## [DIRECTIVE]
Find each line containing the word "that" and report how many there are. Add nothing else.
-- START OF SUPPLIED ENTRIES --
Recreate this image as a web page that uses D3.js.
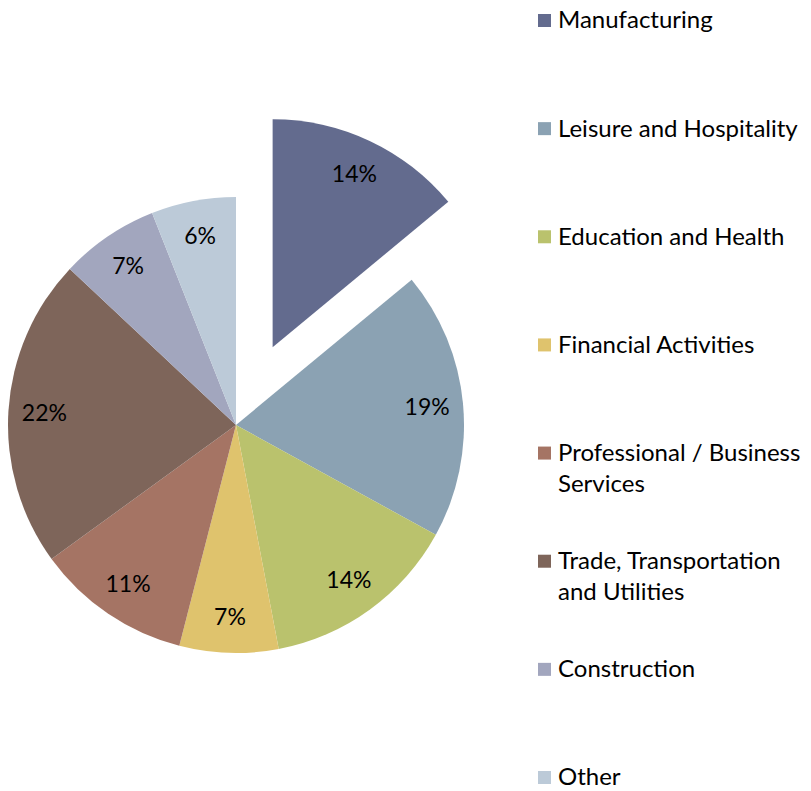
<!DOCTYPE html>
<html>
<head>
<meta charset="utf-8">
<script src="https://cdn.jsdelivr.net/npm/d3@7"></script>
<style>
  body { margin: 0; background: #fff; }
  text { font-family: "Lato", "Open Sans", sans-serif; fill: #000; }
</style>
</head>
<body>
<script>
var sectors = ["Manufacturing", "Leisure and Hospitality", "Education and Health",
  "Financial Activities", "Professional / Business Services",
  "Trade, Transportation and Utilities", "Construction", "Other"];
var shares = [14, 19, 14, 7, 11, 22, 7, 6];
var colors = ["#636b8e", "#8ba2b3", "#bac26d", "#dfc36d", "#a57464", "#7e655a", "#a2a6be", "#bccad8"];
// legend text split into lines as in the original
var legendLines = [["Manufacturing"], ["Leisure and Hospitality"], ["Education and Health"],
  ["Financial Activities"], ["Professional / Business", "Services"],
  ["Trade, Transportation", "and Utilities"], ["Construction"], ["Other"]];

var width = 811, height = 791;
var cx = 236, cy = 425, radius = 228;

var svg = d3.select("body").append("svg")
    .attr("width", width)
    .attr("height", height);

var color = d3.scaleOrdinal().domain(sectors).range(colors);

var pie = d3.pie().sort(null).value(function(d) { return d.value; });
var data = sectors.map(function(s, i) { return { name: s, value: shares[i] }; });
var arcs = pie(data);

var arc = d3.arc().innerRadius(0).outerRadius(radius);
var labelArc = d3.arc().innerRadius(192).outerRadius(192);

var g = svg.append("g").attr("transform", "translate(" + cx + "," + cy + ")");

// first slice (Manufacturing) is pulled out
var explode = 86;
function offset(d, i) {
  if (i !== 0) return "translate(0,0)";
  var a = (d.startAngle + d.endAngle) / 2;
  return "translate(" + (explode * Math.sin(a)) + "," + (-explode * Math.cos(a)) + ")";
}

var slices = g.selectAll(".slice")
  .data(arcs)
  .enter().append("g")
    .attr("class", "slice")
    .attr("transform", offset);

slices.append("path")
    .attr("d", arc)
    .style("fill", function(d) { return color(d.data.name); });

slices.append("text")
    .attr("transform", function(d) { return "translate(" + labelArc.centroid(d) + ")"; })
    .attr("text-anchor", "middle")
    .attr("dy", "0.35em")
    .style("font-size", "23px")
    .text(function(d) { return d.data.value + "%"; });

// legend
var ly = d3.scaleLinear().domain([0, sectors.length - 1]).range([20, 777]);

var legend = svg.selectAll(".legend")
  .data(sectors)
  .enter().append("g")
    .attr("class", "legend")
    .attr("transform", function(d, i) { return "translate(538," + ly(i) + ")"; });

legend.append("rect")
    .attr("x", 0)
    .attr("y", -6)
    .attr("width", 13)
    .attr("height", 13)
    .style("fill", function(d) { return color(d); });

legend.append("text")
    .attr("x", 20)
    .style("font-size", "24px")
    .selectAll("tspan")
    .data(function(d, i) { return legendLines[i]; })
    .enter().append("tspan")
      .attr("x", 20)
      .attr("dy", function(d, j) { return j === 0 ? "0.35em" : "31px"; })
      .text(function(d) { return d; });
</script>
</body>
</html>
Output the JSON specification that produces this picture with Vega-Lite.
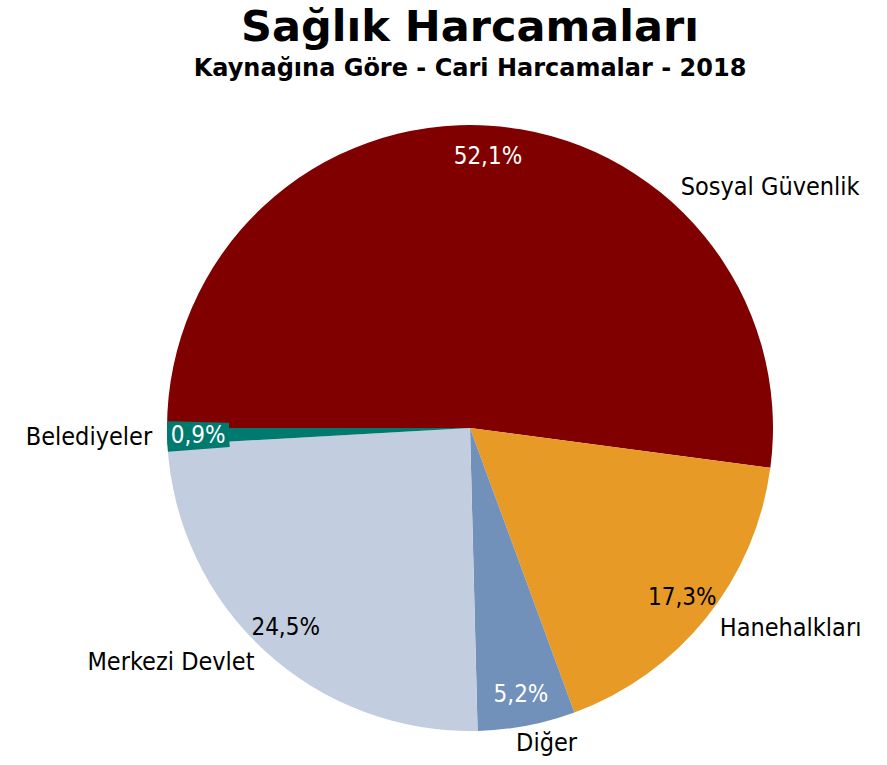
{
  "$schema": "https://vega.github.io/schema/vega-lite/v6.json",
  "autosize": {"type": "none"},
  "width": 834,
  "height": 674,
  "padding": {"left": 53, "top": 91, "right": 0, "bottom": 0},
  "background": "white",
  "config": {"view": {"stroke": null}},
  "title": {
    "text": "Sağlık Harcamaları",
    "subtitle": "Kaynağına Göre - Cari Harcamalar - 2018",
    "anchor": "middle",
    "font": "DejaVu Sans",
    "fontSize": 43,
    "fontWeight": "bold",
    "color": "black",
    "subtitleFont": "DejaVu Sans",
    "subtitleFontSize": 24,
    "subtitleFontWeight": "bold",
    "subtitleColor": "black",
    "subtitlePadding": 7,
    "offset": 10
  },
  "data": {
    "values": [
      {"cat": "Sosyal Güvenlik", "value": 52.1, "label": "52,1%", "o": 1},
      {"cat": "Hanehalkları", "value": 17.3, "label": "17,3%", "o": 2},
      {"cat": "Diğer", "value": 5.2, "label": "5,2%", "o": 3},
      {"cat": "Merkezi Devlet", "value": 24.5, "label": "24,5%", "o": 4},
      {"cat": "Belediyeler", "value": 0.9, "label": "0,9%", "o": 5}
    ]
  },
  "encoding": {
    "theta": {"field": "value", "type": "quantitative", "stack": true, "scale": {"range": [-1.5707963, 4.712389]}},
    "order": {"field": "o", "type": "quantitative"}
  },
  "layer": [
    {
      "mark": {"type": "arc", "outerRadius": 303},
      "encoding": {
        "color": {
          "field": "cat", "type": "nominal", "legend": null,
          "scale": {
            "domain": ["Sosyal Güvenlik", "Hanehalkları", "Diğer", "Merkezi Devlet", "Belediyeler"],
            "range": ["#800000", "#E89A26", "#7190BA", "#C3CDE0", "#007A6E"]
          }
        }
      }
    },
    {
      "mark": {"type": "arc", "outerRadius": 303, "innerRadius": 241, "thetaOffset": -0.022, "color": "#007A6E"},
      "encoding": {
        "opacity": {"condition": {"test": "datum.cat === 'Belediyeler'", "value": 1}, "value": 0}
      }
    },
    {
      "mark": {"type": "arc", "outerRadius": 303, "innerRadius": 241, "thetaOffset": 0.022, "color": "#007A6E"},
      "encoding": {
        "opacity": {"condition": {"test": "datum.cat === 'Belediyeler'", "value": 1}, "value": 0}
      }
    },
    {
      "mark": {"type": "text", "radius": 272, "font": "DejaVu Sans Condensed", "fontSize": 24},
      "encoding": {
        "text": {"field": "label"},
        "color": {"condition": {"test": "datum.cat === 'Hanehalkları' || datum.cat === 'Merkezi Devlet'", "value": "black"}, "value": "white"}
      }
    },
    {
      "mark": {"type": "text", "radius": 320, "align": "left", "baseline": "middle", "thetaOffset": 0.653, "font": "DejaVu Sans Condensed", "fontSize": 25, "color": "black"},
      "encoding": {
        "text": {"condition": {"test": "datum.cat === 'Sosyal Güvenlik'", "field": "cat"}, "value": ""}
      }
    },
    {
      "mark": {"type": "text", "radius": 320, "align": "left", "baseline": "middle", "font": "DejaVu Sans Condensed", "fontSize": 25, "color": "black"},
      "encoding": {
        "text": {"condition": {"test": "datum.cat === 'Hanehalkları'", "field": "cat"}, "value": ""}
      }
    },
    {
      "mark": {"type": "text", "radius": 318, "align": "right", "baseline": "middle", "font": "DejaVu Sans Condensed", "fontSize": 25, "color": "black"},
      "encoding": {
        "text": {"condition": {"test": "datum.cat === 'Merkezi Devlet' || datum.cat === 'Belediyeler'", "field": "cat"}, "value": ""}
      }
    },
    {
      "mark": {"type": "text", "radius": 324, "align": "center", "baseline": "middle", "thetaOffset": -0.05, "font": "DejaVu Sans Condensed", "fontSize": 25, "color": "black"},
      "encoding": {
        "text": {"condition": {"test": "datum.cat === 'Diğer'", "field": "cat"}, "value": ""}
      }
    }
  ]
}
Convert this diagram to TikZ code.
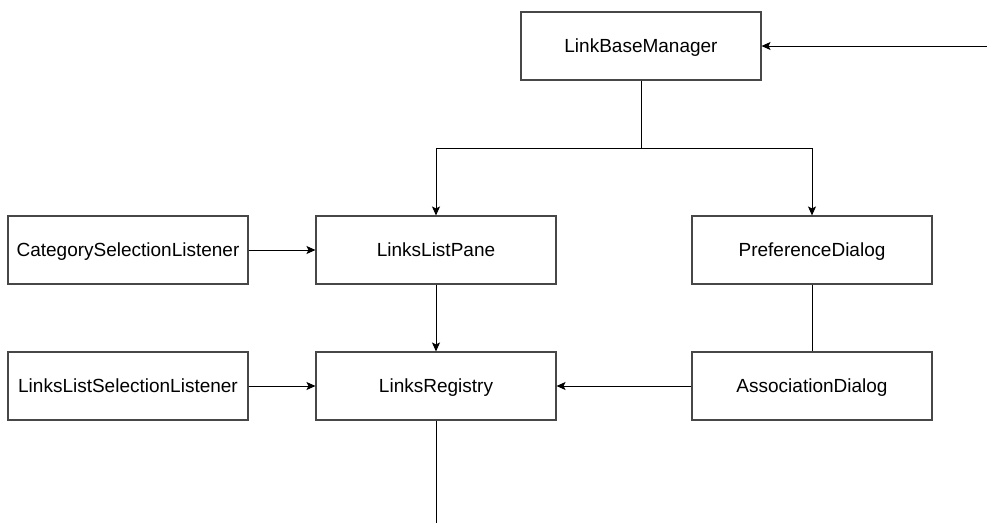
-- END OF SUPPLIED ENTRIES --
## [RESPONSE FOR THIS EXERCISE]
2